No matter how much automation, redundancy, and protection you build into your systems, thing are always going to break. It might be a change breaking an API to another system. It might be a change in a metric. Perhaps you just experienced massive hardware failure. Many IT organizations have traditionally had a postmortem, or root cause analysis, process to try to improve the overall quality of their processes. The major problem with most postmortem processes is that they devolve into circular pointing matches. The database team blames the storage team, who in turn blames the network team, and everyone walks out of the meeting angry.
As I’m writing this article, I’m working a system where someone restarted a database server in the middle of a large operation, causing database corruption. This is a classic example of an event that might trigger a postmortem. In this scenario, we moved to new hardware and no one tested the restore times of the largest databases. This is currently problematic, as the database restore is still happening a few hours after I started this article. Other scenarios would be any situations where you have unexpected data loss, on-call pages, or a monitoring failure that didn’t capture a major system fault.
How can we do a better postmortem? The first thing to do is execute blameless postmortems. This process assumes that everyone involved in an accident had good intentions and executed with the right intentions based on available information. This technique originates in medicine and aviation, where human lives are at stake. Instead of assigning blame to any one person or team, the situation is analyzed with an eye toward figuring out what happened. Writing a blameless postmortem can be hard, but the outcome is more openness in your organization. You don’t want engineers trying to hide outages to avoid an ugly, blame-filled process.
Some common talking points for your postmortems include:
- Was enough data collected to gather the root cause of the incident?
- Would more monitoring data help with the process analysis?
- Is the impact of the incident clearly defined?
- Was outcome shared with stakeholders?
In the past, many organizations did not share a postmortem outside of the core engineering team. This is a process that has changed in recent years. Many organizations like Microsoft and Amazon, because of the nature of their hosting businesses, have made postmortems public. By sharing with the widest possible audience, especially in your IT organization, you can garner more comments and deeper insights into a given problem.
One scenario referenced in Site Reliability Engineering by Google is the notion of integrating postmortems into disaster recovery activities. By incorporating these real-world failures, you make your disaster recovery testing as real as possible.

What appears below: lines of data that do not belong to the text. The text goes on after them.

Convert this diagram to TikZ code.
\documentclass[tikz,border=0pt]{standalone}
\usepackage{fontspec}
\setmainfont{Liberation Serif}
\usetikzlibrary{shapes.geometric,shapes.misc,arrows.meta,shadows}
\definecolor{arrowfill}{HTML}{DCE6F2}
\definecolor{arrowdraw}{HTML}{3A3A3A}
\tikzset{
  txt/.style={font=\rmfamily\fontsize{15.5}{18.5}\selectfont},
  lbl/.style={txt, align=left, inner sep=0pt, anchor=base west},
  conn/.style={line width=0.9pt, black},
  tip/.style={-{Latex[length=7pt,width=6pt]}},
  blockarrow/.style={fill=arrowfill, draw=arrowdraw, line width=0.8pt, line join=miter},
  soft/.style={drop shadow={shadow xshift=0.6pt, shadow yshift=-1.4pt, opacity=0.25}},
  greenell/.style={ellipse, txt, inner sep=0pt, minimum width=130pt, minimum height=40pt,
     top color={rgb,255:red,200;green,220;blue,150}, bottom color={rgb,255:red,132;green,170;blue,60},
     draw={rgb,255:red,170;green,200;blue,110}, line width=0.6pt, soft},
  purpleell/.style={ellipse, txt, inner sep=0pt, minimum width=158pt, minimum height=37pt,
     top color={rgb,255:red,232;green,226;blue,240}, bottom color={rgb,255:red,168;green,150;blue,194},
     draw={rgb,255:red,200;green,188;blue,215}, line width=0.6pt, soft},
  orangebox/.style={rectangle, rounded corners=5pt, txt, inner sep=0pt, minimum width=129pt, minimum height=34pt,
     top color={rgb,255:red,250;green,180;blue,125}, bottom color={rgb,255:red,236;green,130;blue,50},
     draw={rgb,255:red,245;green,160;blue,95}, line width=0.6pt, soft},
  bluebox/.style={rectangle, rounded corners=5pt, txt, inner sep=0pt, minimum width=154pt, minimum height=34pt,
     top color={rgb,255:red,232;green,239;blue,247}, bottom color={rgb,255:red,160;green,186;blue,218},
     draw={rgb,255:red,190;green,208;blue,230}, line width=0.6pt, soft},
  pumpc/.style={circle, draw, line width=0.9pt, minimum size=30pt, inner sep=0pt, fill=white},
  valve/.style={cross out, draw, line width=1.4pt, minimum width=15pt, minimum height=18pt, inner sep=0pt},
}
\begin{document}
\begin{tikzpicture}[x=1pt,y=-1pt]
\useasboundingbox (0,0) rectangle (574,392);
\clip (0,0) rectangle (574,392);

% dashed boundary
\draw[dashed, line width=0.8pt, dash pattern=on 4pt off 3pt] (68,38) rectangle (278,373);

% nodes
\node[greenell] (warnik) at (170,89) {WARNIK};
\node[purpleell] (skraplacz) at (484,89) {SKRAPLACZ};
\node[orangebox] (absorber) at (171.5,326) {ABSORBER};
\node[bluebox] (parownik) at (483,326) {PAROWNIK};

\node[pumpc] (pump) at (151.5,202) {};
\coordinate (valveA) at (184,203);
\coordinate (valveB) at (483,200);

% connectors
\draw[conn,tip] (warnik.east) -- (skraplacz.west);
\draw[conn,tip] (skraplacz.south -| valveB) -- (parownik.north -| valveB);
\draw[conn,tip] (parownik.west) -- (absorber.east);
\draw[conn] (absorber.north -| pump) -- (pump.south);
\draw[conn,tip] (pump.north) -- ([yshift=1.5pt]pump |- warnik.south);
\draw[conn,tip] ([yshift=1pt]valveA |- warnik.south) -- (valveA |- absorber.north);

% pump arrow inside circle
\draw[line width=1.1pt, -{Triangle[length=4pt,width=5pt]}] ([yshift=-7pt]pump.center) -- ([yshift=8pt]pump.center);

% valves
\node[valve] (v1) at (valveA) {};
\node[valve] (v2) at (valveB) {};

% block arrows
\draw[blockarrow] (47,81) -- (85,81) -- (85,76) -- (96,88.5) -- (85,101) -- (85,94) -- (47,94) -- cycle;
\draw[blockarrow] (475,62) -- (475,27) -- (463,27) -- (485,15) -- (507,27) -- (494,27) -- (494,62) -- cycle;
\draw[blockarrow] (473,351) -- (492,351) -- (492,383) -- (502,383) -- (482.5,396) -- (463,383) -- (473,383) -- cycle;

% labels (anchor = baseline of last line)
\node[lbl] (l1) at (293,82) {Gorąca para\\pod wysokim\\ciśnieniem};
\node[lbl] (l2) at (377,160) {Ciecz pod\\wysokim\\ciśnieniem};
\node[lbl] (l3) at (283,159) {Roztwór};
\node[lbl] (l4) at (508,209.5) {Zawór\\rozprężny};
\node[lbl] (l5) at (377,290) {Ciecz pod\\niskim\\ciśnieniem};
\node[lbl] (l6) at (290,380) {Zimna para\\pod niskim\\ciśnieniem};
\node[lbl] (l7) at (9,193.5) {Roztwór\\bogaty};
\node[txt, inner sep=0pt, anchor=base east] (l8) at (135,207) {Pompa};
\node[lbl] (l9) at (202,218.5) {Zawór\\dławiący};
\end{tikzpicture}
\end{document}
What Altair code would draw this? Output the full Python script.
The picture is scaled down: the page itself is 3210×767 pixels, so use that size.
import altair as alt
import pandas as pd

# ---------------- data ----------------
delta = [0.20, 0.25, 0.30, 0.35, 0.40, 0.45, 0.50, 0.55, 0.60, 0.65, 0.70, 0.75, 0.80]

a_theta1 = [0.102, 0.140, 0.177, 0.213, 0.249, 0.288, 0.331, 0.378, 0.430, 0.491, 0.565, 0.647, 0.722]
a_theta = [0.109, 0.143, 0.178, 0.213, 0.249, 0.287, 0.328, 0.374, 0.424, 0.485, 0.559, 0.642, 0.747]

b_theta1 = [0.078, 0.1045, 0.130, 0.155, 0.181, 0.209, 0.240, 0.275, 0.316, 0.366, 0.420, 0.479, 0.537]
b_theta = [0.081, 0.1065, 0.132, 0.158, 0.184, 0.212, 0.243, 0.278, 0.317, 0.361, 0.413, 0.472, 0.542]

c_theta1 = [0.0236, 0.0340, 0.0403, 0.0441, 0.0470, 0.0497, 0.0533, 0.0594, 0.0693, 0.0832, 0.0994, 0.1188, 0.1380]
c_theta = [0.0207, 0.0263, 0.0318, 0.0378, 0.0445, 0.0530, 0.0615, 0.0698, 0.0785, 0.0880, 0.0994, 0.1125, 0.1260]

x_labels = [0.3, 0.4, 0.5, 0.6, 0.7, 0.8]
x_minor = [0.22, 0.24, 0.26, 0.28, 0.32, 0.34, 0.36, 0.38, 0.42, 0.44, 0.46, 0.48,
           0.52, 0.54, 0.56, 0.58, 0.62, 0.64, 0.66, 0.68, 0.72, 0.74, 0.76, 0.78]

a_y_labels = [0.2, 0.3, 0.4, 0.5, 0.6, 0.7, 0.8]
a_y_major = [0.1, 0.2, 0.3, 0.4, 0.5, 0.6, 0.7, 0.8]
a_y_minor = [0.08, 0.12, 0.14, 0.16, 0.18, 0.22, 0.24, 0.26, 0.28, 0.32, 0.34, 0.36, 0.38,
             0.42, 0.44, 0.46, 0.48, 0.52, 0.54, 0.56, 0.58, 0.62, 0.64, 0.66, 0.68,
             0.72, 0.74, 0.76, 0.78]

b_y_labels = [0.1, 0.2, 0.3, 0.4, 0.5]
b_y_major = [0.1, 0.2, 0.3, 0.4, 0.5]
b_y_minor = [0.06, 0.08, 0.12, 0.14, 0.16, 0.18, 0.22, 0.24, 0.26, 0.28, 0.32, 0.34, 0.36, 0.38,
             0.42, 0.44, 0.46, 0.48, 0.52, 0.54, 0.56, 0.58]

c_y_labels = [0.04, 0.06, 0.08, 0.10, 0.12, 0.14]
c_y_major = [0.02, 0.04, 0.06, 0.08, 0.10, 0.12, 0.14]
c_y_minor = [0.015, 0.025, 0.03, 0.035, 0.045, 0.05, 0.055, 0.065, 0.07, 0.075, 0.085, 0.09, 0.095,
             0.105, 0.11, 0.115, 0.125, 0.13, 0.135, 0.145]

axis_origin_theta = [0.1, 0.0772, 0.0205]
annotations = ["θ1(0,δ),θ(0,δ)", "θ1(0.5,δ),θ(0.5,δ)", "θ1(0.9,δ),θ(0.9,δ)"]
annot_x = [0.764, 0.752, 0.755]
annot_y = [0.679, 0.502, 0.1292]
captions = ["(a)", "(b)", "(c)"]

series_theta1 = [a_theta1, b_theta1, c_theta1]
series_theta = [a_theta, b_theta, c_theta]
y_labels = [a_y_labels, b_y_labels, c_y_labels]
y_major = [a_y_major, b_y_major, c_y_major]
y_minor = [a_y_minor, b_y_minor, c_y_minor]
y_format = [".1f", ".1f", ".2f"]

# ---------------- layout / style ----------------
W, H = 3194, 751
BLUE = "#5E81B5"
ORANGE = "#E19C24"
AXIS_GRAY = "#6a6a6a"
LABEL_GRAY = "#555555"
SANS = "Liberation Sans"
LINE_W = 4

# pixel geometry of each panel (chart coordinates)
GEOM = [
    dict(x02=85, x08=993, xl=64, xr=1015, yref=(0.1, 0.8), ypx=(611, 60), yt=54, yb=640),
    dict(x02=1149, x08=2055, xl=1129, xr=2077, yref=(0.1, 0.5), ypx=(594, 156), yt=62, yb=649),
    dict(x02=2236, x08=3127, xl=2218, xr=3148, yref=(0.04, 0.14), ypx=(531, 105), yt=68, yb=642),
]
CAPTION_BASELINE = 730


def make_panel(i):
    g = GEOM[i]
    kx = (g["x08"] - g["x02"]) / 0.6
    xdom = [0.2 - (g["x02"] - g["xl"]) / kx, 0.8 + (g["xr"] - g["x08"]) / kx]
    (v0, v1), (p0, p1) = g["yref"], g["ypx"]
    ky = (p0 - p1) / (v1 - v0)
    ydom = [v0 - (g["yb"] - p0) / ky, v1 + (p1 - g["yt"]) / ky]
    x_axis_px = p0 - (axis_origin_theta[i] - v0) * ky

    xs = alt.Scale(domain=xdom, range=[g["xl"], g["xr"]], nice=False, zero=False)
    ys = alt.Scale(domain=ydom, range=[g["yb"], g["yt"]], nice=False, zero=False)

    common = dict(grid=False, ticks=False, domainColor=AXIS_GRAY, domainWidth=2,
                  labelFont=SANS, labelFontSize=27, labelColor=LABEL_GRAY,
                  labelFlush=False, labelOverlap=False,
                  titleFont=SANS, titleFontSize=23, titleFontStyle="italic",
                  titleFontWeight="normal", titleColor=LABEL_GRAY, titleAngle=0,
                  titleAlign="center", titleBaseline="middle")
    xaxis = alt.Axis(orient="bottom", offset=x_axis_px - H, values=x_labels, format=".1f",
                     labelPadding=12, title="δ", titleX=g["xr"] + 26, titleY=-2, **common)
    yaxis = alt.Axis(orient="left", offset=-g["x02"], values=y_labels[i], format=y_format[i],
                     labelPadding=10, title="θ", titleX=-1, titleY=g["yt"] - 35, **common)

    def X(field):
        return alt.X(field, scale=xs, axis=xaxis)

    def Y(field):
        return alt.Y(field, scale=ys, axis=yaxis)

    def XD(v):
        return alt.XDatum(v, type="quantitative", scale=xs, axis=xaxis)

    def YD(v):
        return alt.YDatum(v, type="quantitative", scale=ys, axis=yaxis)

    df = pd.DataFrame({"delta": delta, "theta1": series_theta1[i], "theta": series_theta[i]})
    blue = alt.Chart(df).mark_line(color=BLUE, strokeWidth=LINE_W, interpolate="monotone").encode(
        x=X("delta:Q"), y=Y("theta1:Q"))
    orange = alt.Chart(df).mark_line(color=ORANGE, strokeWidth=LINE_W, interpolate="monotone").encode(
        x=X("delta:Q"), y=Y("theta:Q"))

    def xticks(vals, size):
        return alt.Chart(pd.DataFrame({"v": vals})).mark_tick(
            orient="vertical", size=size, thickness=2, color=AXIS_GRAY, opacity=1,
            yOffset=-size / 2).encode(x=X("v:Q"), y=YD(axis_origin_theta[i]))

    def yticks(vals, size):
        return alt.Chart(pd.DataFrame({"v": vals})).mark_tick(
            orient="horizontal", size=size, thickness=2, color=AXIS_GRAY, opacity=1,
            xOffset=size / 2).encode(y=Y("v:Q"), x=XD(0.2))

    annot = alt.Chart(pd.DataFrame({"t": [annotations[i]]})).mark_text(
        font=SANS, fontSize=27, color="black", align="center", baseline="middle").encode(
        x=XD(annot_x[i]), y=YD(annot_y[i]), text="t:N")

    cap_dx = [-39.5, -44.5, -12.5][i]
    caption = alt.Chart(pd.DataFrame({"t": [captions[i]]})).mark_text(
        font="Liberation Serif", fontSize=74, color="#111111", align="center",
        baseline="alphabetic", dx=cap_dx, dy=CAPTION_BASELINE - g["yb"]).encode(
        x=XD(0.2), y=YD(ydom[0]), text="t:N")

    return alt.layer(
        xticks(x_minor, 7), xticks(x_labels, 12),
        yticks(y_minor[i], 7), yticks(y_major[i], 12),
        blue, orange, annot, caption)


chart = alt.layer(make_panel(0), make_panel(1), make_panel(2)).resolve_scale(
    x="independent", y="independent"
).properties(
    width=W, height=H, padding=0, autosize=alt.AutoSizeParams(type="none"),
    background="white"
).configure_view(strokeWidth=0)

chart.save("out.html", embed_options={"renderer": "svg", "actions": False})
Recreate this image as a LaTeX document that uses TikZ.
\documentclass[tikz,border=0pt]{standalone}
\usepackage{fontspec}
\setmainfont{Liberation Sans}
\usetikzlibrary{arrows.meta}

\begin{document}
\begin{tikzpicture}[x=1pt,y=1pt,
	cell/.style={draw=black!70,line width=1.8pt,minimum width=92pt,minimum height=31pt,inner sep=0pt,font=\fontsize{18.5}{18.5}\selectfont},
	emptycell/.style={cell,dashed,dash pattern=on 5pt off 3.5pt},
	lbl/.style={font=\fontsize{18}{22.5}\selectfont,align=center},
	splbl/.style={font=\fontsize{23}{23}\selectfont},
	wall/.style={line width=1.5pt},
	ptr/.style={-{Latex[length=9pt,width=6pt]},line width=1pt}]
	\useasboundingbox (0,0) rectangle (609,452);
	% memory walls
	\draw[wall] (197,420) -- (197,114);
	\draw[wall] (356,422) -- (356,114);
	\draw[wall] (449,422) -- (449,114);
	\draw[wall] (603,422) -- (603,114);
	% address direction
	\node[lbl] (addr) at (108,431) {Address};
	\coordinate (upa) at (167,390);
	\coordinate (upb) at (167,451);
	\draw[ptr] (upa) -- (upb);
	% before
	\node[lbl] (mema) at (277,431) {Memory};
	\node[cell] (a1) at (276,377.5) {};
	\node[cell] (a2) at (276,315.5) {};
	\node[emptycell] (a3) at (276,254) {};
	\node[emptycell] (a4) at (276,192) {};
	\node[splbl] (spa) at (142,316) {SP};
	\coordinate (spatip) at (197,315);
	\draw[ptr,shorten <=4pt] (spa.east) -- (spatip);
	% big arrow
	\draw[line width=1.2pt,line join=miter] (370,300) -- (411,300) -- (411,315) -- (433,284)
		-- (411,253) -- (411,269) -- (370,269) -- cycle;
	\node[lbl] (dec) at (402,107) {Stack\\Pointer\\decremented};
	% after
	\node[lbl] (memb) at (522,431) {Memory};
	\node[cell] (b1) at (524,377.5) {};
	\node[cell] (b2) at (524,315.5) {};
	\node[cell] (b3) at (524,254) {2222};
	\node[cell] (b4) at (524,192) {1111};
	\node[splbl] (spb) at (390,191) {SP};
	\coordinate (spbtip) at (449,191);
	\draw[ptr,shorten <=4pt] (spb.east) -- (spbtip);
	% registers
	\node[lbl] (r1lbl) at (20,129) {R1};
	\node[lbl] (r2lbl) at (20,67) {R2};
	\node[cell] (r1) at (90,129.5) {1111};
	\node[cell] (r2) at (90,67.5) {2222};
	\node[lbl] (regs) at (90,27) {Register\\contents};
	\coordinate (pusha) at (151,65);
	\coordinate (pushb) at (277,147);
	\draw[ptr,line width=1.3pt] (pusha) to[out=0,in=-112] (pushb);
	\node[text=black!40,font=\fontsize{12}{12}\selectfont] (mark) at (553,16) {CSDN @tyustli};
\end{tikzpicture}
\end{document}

If your organization isn’t currently conducting postmortems, or only conducts them for major outages, you might start to think about trying to introduce them more frequently for smaller problems. As mentioned above, starting with paged incidents is a good start. It gets you to start thinking about how to automate responses to common problems and helps ensure that the process can be followed correctly so that when a major issue occurs, you're not focused on how to conduct the postmortem, but instead on how to find the real root cause of the problem.